What this dot point is asking

Edexcel wants you to prepare a pure dry sample of a soluble salt from an acid and an insoluble base or carbonate (the copper sulfate core practical), prepare a soluble salt of a soluble base by titration, predict precipitates using solubility rules, and prepare an insoluble salt by precipitation. The methods are tested as ordered steps and as six-mark extended responses.

Soluble salt from an insoluble base (core practical)

When the base is insoluble (a metal oxide, hydroxide or carbonate that does not dissolve), you can add it in excess because the leftover solid is easy to filter off.

The core practical prepares pure dry copper sulfate from copper oxide and sulfuric acid:

  1. Warm the dilute sulfuric acid (this speeds up the reaction).
  2. Add copper oxide in excess, stirring, until some remains unreacted. This guarantees all the acid has reacted, so the solution is not acidic.
  3. Filter to remove the excess copper oxide; the blue copper sulfate solution is the filtrate.
  4. Evaporate some of the water by gentle heating until the solution is saturated (the point of crystallisation).
  5. Cool slowly so that crystals form, then remove and dry the crystals.

Soluble salt from a soluble base (titration)

When the base is a soluble alkali (such as sodium hydroxide), you cannot use excess because you could not filter it off. Instead use a titration to add exactly the right amount of acid.

  1. Use a pipette to measure a known volume of alkali into a conical flask and add an indicator.
  2. Add acid from a burette until the indicator just changes colour (the end point), and record the volume.
  3. Repeat without indicator, adding the same volume of acid, so the salt solution is not contaminated by indicator.
  4. Crystallise the salt solution by evaporation and slow cooling.
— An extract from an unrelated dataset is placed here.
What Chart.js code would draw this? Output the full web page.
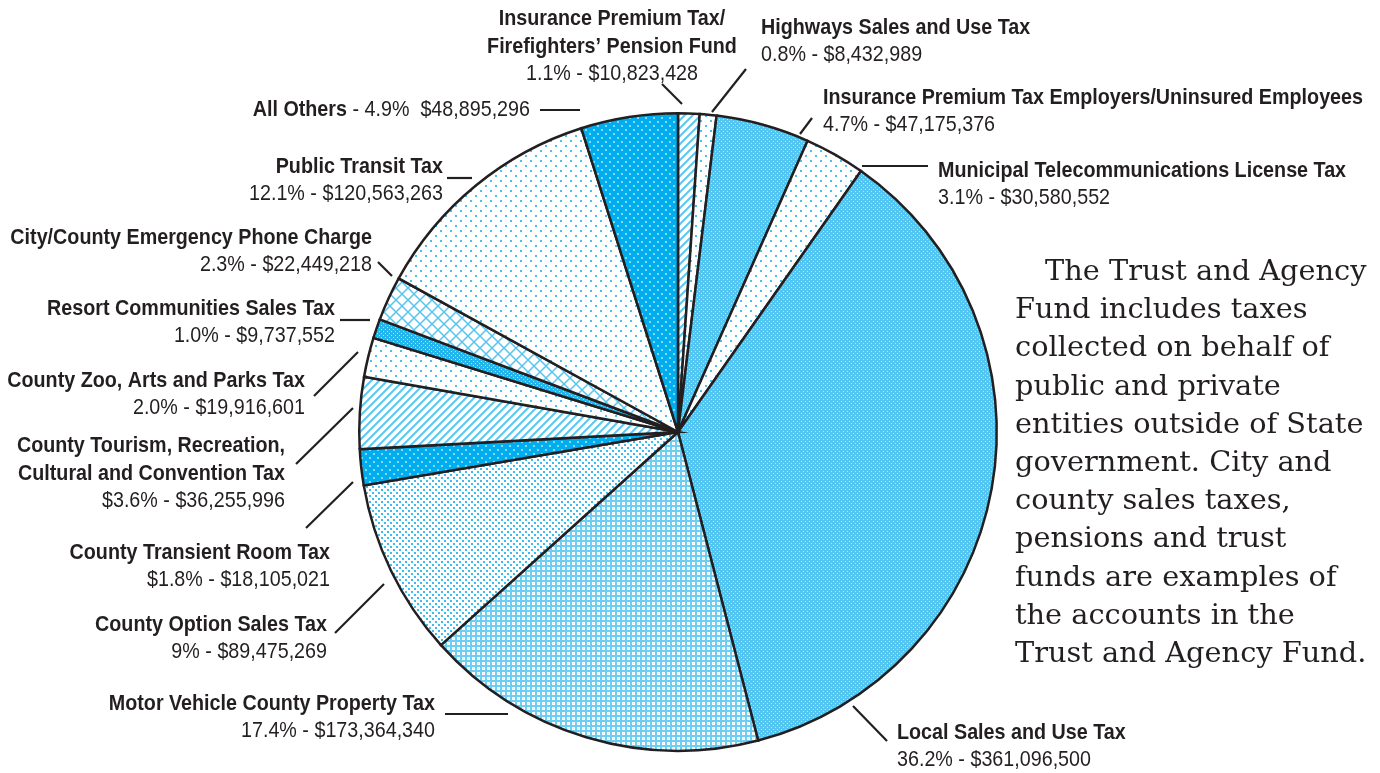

Insoluble salt by precipitation

Use solubility rules to predict the insoluble product. The common rules: most nitrates, most chlorides (except silver and lead) and most sulfates (except barium, calcium and lead) are soluble; most carbonates and hydroxides are insoluble (except those of Group 1). To make an insoluble salt:

  1. Mix the two solutions; the insoluble salt precipitates.
  2. Filter to collect the precipitate as the residue.
  3. Wash the residue with distilled water to remove soluble impurities.
  4. Dry the precipitate.

Try this

Q1. Why is the insoluble base added in excess when preparing a soluble salt? [1 mark]
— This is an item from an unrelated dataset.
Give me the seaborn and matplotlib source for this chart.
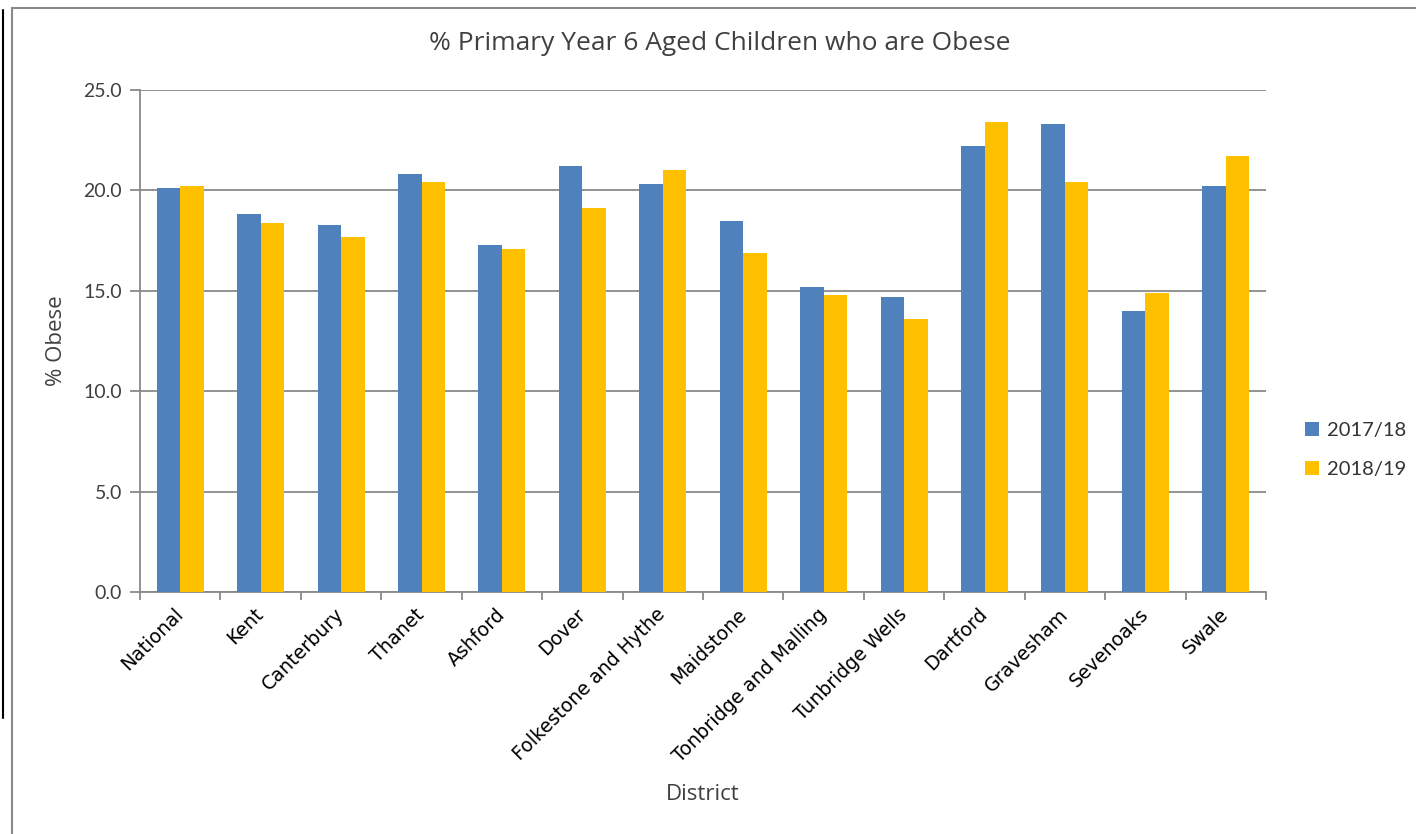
import numpy as np
import pandas as pd
import matplotlib
matplotlib.use('Agg')
import matplotlib.pyplot as plt
import seaborn as sns
from matplotlib.patches import Rectangle
from matplotlib.lines import Line2D

districts = ['National', 'Kent', 'Canterbury', 'Thanet', 'Ashford', 'Dover',
             'Folkestone and Hythe', 'Maidstone', 'Tonbridge and Malling',
             'Tunbridge Wells', 'Dartford', 'Gravesham', 'Sevenoaks', 'Swale']
obese_1718 = [20.1, 18.8, 18.3, 20.8, 17.3, 21.2, 20.3, 18.5, 15.2, 14.7, 22.2, 23.3, 14.0, 20.2]
obese_1819 = [20.2, 18.4, 17.7, 20.4, 17.1, 19.1, 21.0, 16.9, 14.8, 13.6, 23.4, 20.4, 14.9, 21.7]
years = ['2017/18', '2018/19']
colours = ['#4F81BD', '#FFC000']

df = pd.DataFrame({
    'District': districts * 2,
    'Obese': obese_1718 + obese_1819,
    'Year': [years[0]] * len(districts) + [years[1]] * len(districts),
})

sns.set_style('white')
plt.rcParams['font.family'] = ['Lato', 'DejaVu Sans']

fig = plt.figure(figsize=(14.16, 8.34), dpi=100)
ax = fig.add_axes([140 / 1416, 1 - 592 / 834, (1266 - 140) / 1416, (592 - 90) / 834])

sns.barplot(data=df, x='District', y='Obese', hue='Year', palette=colours,
            width=0.585, saturation=1, edgecolor='none', ax=ax, zorder=3)

grey = '#898989'
ax.set_ylim(0, 25)
ax.set_xlim(-0.5, len(districts) - 0.5)
ax.set_yticks(np.arange(0, 25.1, 5))
ax.set_yticklabels([f'{v:.1f}' for v in np.arange(0, 25.1, 5)], color='#404040', fontsize=14)
ax.yaxis.grid(True, color=grey, linewidth=1.3, zorder=0)
ax.tick_params(axis='y', direction='out', length=7, width=1.3, color=grey, left=True, pad=6)

ax.set_xticks(np.arange(len(districts)))
ax.set_xticklabels(districts, rotation=45, ha='right', va='center', rotation_mode='anchor',
                   fontsize=13.7, family='DejaVu Sans', color='black')
ax.tick_params(axis='x', which='major', length=0, pad=14)
ax.set_xticks(np.arange(-0.5, len(districts)), minor=True)
ax.tick_params(axis='x', which='minor', direction='out', length=6, width=1.3, color=grey, bottom=True)

for side in ['top', 'right']:
    ax.spines[side].set_visible(False)
for side in ['left', 'bottom']:
    ax.spines[side].set_color(grey)
    ax.spines[side].set_linewidth(1.3)

ax.set_ylabel('% Obese', color='#404040', fontsize=16, family='Open Sans', labelpad=12)
ax.set_xlabel('')
fig.text(703 / 1416, 1 - 795 / 834, 'District', ha='center', va='center',
         color='#404040', fontsize=16, family='Open Sans')
fig.text(720 / 1416, 1 - 44 / 834, '% Primary Year 6 Aged Children who are Obese',
         ha='center', va='center', color='#404040', fontsize=19, family='Open Sans')

ax.legend(loc='center left', bbox_to_anchor=(1297 / 1416, 1 - 450 / 834),
          bbox_transform=fig.transFigure, frameon=False, fontsize=14.5,
          handlelength=0.7, handleheight=0.7, handletextpad=0.4, labelspacing=1.1,
          labelcolor='#333333', borderaxespad=0)

# outer chart frame
fig.patches.append(Rectangle((12 / 1416, -0.05), 1.1, 1 - 8 / 834 + 0.05,
                             transform=fig.transFigure, fill=False,
                             edgecolor=grey, linewidth=1.5))
fig.lines.append(Line2D([3 / 1416, 3 / 1416], [1 - 10 / 834, 1 - 718 / 834],
                        transform=fig.transFigure, color='black', linewidth=1.5))

fig.savefig('out.png', dpi=100)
  • Cue. To make sure all the acid reacts, so the solution is not acidic; the excess is filtered off.

Q2. Why is the titration repeated without indicator before crystallising? [1 mark]

  • Cue. So the salt is not contaminated by the coloured indicator.

Q3. Describe how to obtain a pure dry sample of an insoluble salt after mixing the two solutions. [3 marks]

  • Cue. Filter to collect the precipitate, wash it with distilled water, then dry it.

Exam-style practice questions

Practice questions written in the style of Pearson Edexcel exam questions on this dot point, with worked answer explainers. The year tag is the paper they imitate, not the source.

Edexcel 20196 marksA student is asked to prepare pure, dry crystals of copper sulfate from copper oxide and dilute sulfuric acid. Describe the method the student should use, including how they ensure all the acid has reacted and how they obtain dry crystals.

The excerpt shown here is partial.